◆ **WHAT THE TASK REQUIRES**
Exactly the lines from the line holding "Write a LaTeX" to the line holding "(742,63) -- (742,176);", both lines included, are to be echoed; pictures are not.

◆ **DATA PROVIDED**
• • •
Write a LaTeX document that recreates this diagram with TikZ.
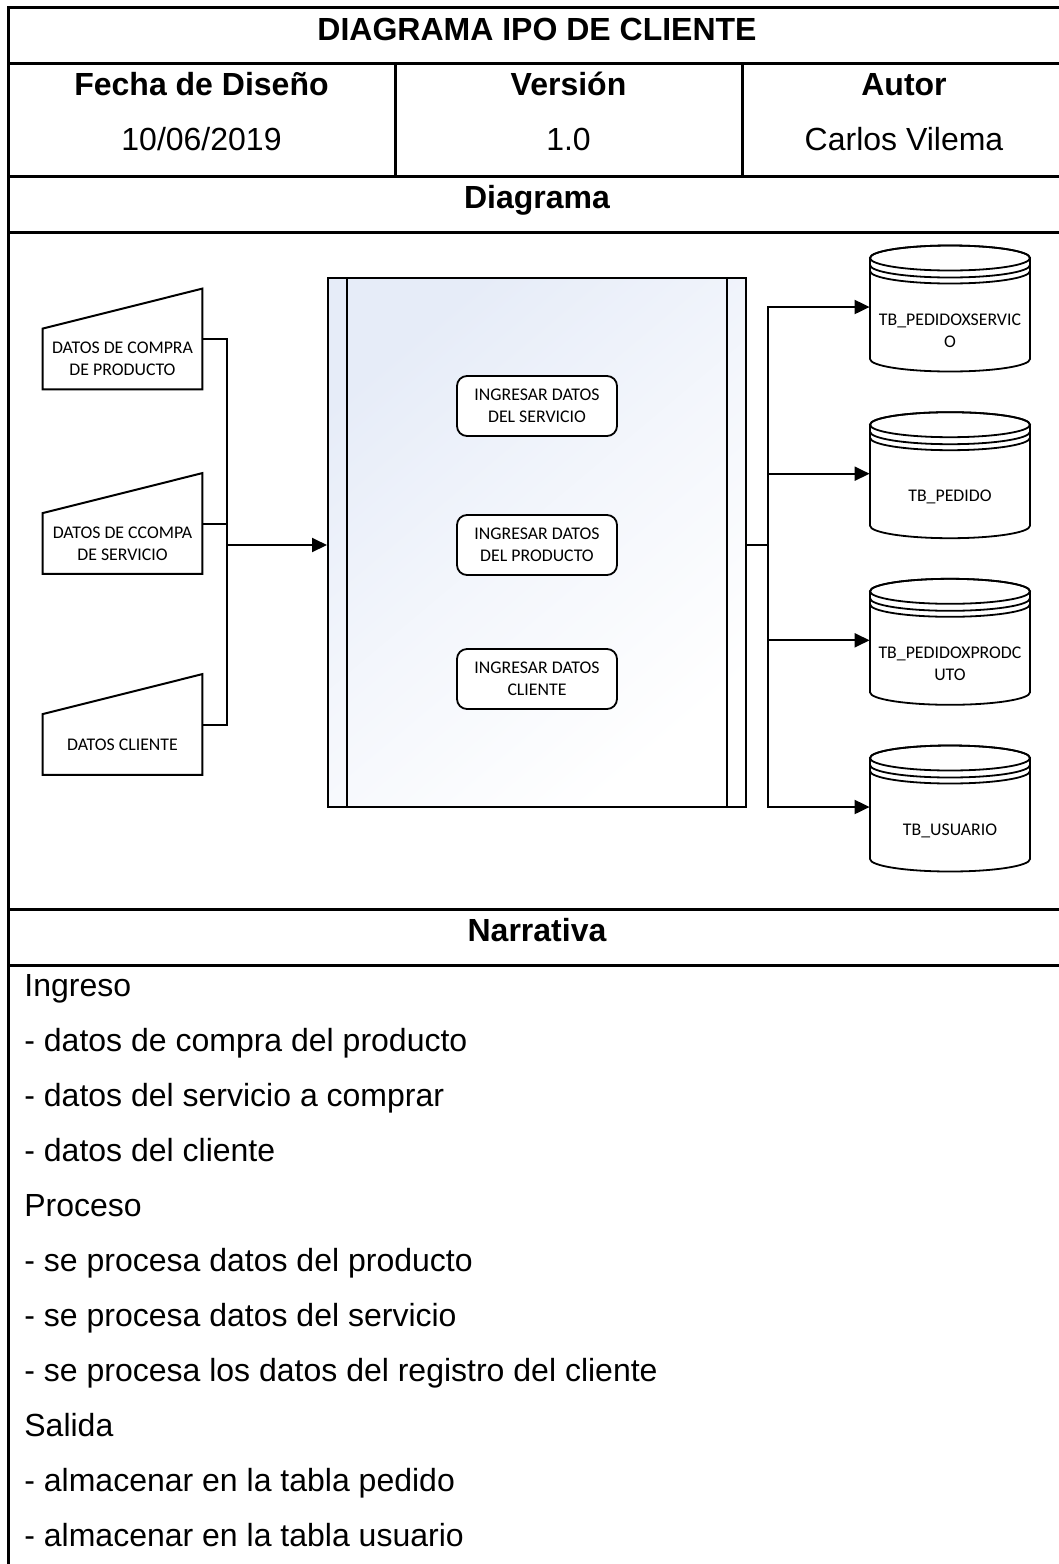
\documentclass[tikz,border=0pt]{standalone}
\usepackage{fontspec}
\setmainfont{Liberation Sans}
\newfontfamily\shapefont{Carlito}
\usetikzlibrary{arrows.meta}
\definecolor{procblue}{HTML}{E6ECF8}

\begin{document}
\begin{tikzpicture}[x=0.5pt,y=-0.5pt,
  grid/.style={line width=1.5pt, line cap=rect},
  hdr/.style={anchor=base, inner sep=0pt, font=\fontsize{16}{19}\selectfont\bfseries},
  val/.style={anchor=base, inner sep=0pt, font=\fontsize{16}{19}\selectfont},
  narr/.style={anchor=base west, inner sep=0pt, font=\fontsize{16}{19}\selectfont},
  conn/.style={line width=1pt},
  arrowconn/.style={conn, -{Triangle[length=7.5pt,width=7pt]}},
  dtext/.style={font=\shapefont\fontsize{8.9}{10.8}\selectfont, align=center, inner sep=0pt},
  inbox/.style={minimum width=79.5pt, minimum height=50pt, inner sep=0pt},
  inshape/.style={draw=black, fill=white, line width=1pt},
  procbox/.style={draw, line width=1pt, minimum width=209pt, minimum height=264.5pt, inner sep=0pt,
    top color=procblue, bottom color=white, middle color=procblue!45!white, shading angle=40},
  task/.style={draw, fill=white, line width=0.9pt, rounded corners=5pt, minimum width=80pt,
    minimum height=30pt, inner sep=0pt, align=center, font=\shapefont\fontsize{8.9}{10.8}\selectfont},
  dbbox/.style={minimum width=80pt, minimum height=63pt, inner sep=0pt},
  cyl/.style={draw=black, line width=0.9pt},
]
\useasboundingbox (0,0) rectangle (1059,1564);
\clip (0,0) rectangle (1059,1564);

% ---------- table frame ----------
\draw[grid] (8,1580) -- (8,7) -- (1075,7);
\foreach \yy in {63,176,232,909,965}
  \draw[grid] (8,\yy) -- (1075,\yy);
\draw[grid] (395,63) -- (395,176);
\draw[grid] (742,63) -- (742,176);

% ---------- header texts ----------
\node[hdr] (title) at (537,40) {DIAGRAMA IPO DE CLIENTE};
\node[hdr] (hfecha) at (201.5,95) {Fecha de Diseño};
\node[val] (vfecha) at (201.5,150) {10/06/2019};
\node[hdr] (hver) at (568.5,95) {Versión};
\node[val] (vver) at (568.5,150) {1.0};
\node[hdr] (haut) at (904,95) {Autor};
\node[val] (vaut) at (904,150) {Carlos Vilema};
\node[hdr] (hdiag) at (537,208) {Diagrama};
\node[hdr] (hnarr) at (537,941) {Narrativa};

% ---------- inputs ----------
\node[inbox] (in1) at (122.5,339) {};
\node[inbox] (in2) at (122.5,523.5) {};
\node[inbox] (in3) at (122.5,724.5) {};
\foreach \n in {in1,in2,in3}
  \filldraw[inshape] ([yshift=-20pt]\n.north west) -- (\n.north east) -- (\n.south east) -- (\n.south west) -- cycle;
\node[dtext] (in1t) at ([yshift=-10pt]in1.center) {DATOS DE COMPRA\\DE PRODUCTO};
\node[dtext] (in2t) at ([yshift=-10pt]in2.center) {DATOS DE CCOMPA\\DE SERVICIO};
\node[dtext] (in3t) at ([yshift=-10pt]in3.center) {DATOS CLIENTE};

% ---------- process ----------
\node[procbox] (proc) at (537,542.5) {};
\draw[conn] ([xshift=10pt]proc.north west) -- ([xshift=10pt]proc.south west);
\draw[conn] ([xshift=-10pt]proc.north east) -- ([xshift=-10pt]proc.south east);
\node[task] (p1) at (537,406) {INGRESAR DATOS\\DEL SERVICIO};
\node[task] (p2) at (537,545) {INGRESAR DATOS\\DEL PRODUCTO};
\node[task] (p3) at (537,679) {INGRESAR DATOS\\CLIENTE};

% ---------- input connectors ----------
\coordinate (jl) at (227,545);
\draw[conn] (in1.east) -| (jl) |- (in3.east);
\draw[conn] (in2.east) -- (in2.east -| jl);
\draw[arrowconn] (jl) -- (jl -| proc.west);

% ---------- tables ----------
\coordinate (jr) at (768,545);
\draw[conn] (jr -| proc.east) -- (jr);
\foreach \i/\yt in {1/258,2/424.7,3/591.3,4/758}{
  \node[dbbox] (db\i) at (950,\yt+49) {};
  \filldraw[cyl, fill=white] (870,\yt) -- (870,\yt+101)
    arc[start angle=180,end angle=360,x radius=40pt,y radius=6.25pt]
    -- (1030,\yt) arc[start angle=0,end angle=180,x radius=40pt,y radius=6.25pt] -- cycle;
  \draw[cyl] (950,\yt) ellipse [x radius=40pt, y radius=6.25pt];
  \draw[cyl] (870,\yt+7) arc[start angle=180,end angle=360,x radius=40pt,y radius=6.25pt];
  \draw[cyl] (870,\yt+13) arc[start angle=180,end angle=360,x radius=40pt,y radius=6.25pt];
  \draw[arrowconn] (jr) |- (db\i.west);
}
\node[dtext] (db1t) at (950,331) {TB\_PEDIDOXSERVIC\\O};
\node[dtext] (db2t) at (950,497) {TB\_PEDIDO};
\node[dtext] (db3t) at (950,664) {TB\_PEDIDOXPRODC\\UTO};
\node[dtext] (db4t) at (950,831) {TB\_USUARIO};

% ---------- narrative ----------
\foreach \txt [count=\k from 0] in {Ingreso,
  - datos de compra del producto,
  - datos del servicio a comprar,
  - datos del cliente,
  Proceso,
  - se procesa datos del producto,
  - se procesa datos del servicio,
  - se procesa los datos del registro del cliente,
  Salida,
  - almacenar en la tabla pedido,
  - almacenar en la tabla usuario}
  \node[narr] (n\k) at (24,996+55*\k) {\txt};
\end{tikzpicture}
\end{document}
• • •
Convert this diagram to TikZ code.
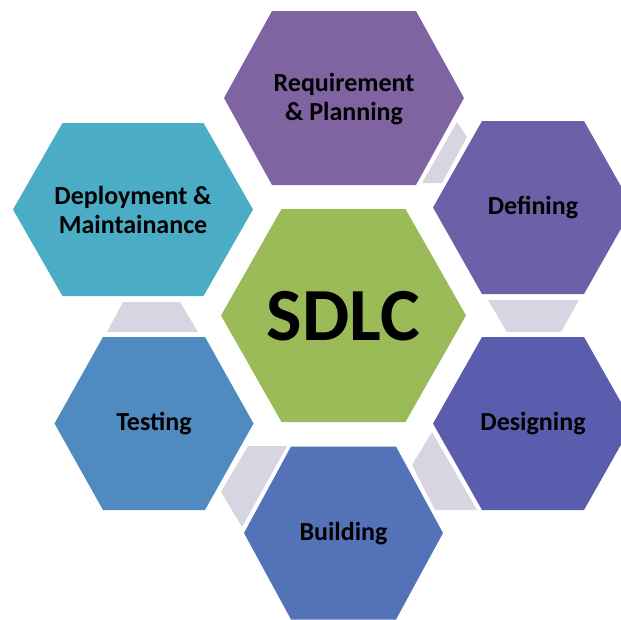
• • •
◆ **RESULT**
Write a LaTeX document that recreates this diagram with TikZ.
\documentclass[tikz,border=0pt]{standalone}
\usepackage{fontspec}
\setmainfont{Liberation Sans}
\newfontfamily\shapefont{Carlito}
\usetikzlibrary{arrows.meta}
\definecolor{procblue}{HTML}{E6ECF8}

\begin{document}
\begin{tikzpicture}[x=0.5pt,y=-0.5pt,
  grid/.style={line width=1.5pt, line cap=rect},
  hdr/.style={anchor=base, inner sep=0pt, font=\fontsize{16}{19}\selectfont\bfseries},
  val/.style={anchor=base, inner sep=0pt, font=\fontsize{16}{19}\selectfont},
  narr/.style={anchor=base west, inner sep=0pt, font=\fontsize{16}{19}\selectfont},
  conn/.style={line width=1pt},
  arrowconn/.style={conn, -{Triangle[length=7.5pt,width=7pt]}},
  dtext/.style={font=\shapefont\fontsize{8.9}{10.8}\selectfont, align=center, inner sep=0pt},
  inbox/.style={minimum width=79.5pt, minimum height=50pt, inner sep=0pt},
  inshape/.style={draw=black, fill=white, line width=1pt},
  procbox/.style={draw, line width=1pt, minimum width=209pt, minimum height=264.5pt, inner sep=0pt,
    top color=procblue, bottom color=white, middle color=procblue!45!white, shading angle=40},
  task/.style={draw, fill=white, line width=0.9pt, rounded corners=5pt, minimum width=80pt,
    minimum height=30pt, inner sep=0pt, align=center, font=\shapefont\fontsize{8.9}{10.8}\selectfont},
  dbbox/.style={minimum width=80pt, minimum height=63pt, inner sep=0pt},
  cyl/.style={draw=black, line width=0.9pt},
]
\useasboundingbox (0,0) rectangle (1059,1564);
\clip (0,0) rectangle (1059,1564);

% ---------- table frame ----------
\draw[grid] (8,1580) -- (8,7) -- (1075,7);
\foreach \yy in {63,176,232,909,965}
  \draw[grid] (8,\yy) -- (1075,\yy);
\draw[grid] (395,63) -- (395,176);
\draw[grid] (742,63) -- (742,176);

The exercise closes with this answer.